On behalf of the millions of members of the undersigned organizations, we urge you to oppose S. 3217, the so-called “Restoring American Financial Stability Act.” Introduced by Senator Chris Dodd (D-CT), this legislation represents a flawed and incomplete approach to the necessity of reforming America’s financial system. This bill, even in amended form after Senate debate, is an unacceptable exercise in expanding the size and scope of the federal government while ignoring the restoration of fundamental free market principles that must take place if our economy is ever to experience lasting stability and prosperity.

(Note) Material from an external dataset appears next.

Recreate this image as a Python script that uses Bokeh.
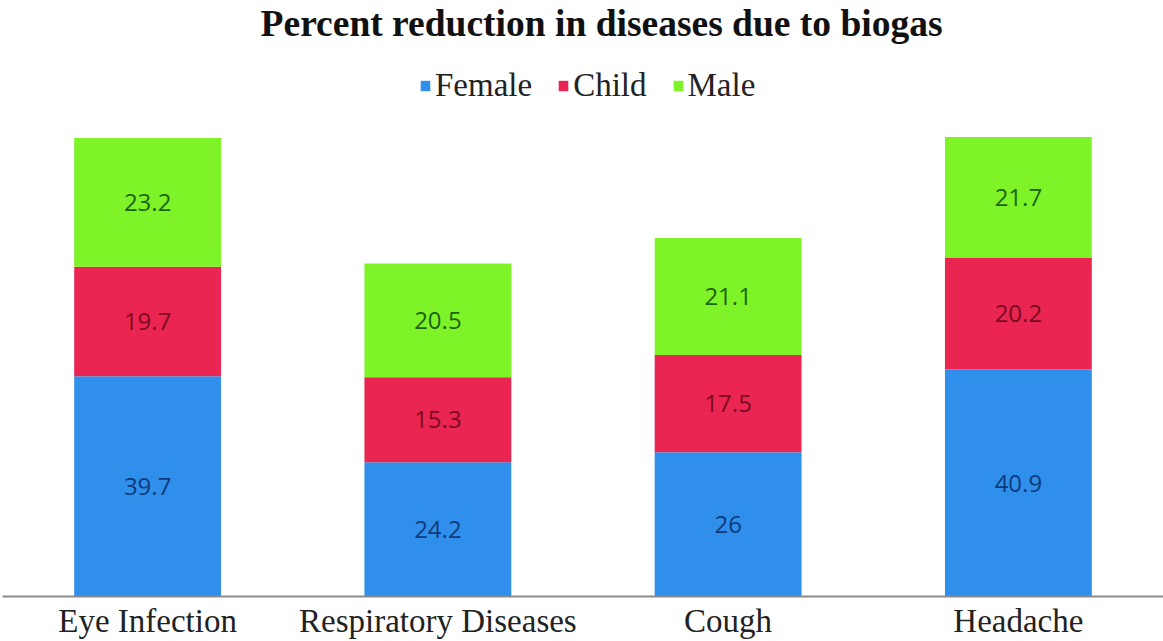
from bokeh.plotting import figure
from bokeh.models import ColumnDataSource, Label, Legend, LegendItem, Range1d, FactorRange
from bokeh.embed import file_html
from bokeh.resources import INLINE

# Stacked reduction percentages per disease
diseases = ["Eye Infection", "Respiratory Diseases", "Cough", "Headache"]
female = [39.7, 24.2, 26, 40.9]
child = [19.7, 15.3, 17.5, 20.2]
male = [23.2, 20.5, 21.1, 21.7]

series = ["Female", "Child", "Male"]
fills = ["#2f8fea", "#ea2552", "#7ef428"]
label_colors = ["#0e3b7c", "#7c0a1e", "#1c640f"]

title_text = "Percent reduction in diseases due to biogas"

W, H = 1163, 641
p = figure(
    x_range=FactorRange(*diseases, range_padding=0),
    y_range=Range1d(0, 107.4),
    width=W, height=H,
    output_backend="svg", toolbar_location=None,
    min_border_left=2, min_border_right=0,
    min_border_top=0, min_border_bottom=44,
)

src = ColumnDataSource(dict(disease=diseases, Female=female, Child=child, Male=male))
renderers = p.vbar_stack(series, x="disease", width=0.506, source=src,
                         fill_color=fills, line_color=None)

# Value labels centred inside each segment
base = [0.0] * len(diseases)
for vals, col in zip([female, child, male], label_colors):
    mids = [b + v / 2 for b, v in zip(base, vals)]
    txt = [("%g" % v) for v in vals]
    p.text(x=diseases, y=mids, text=txt, text_align="center", text_baseline="middle",
           text_color=col, text_font_size="24px", text_font={"value": "Open Sans"})
    base = [b + v for b, v in zip(base, vals)]

# Title drawn inside the top of the frame
p.add_layout(Label(x=2.064, y=(597 - 23) / 5.557, text=title_text,
                   text_align="center", text_baseline="middle",
                   text_font="Liberation Serif", text_font_style="bold",
                   text_font_size="37.5px", text_color="#111111"))

legend = Legend(
    items=[LegendItem(label=s, renderers=[r]) for s, r in zip(series, renderers)],
    orientation="horizontal", location=(417, 492),
    label_text_font="Liberation Serif", label_text_font_size="33px",
    label_text_color="#222222", glyph_width=12, glyph_height=13,
    label_standoff=4, spacing=25, padding=0, margin=0,
    border_line_color=None, background_fill_alpha=0,
)
p.add_layout(legend)

p.yaxis.visible = False
p.xgrid.visible = False
p.ygrid.visible = False
p.outline_line_color = None
p.xaxis.axis_line_color = "#8a8a8a"
p.xaxis.axis_line_width = 2
p.xaxis.major_tick_line_color = None
p.xaxis.minor_tick_line_color = None
p.xaxis.major_tick_out = 0
p.xaxis.major_tick_in = 0
p.xaxis.major_label_text_font = "Liberation Serif"
p.xaxis.major_label_text_font_size = "33px"
p.xaxis.major_label_text_color = "#222222"
p.xaxis.major_label_standoff = 6

open("out.html", "w").write(file_html(p, INLINE))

The legislation is flawed because it contains several damaging provisions that will increase costs and do little to mitigate risks to taxpayers. For example, the bill creates the Bureau of Consumer Financial Protection, which will have the power of regulating an extremely wide variety of financial products offered to consumers. It also creates the Financial Stability Oversight Council to serve as a regulator of systemic risk, and then anoints as council members the heads of the very entities that failed to protect taxpayers from the crisis the first time around. In addition, the legislation essentially codifies into law the notion of an entity being “too big to fail” by allowing regulators to determine which institutions are systemically important.
The legislation is incomplete because it does virtually nothing to deal with the elephant in the room: housing. The crisis can be traced back to unwise and unscrupulous home loans, and much of that frenzy was fomented by government-sponsored enterprises Fannie Mae and Freddie Mac, which utilized implicit taxpayer backing to tear a path of destruction through the housing market (not to mention the federal government’s finances). Despite the fact that these now-nationalized entities account for the vast majority of current losses associated with the Troubled Asset Relief Program, this legislation is shamefully devoid of an honest attempt at disclosing and divesting taxpayer dollars from Fannie Mae and Freddie Mac’s balance sheets. Furthermore, it does nothing to rein in abuses in municipal bond markets, protect taxpayers from further losses from the bailouts of automotive companies, or address serious ongoing problems with credit rating agencies.
This wrong-headed approach would raise costs, empower Washington, and do precious little to address systemic problems in the financial system – many of which stem from government manipulation of markets. The time to reform Wall Street is now, but there is never a right time for the wrong solutions. We urge you to oppose this bill and return to the drawing board to draft a comprehensive and measured approach to financial reform.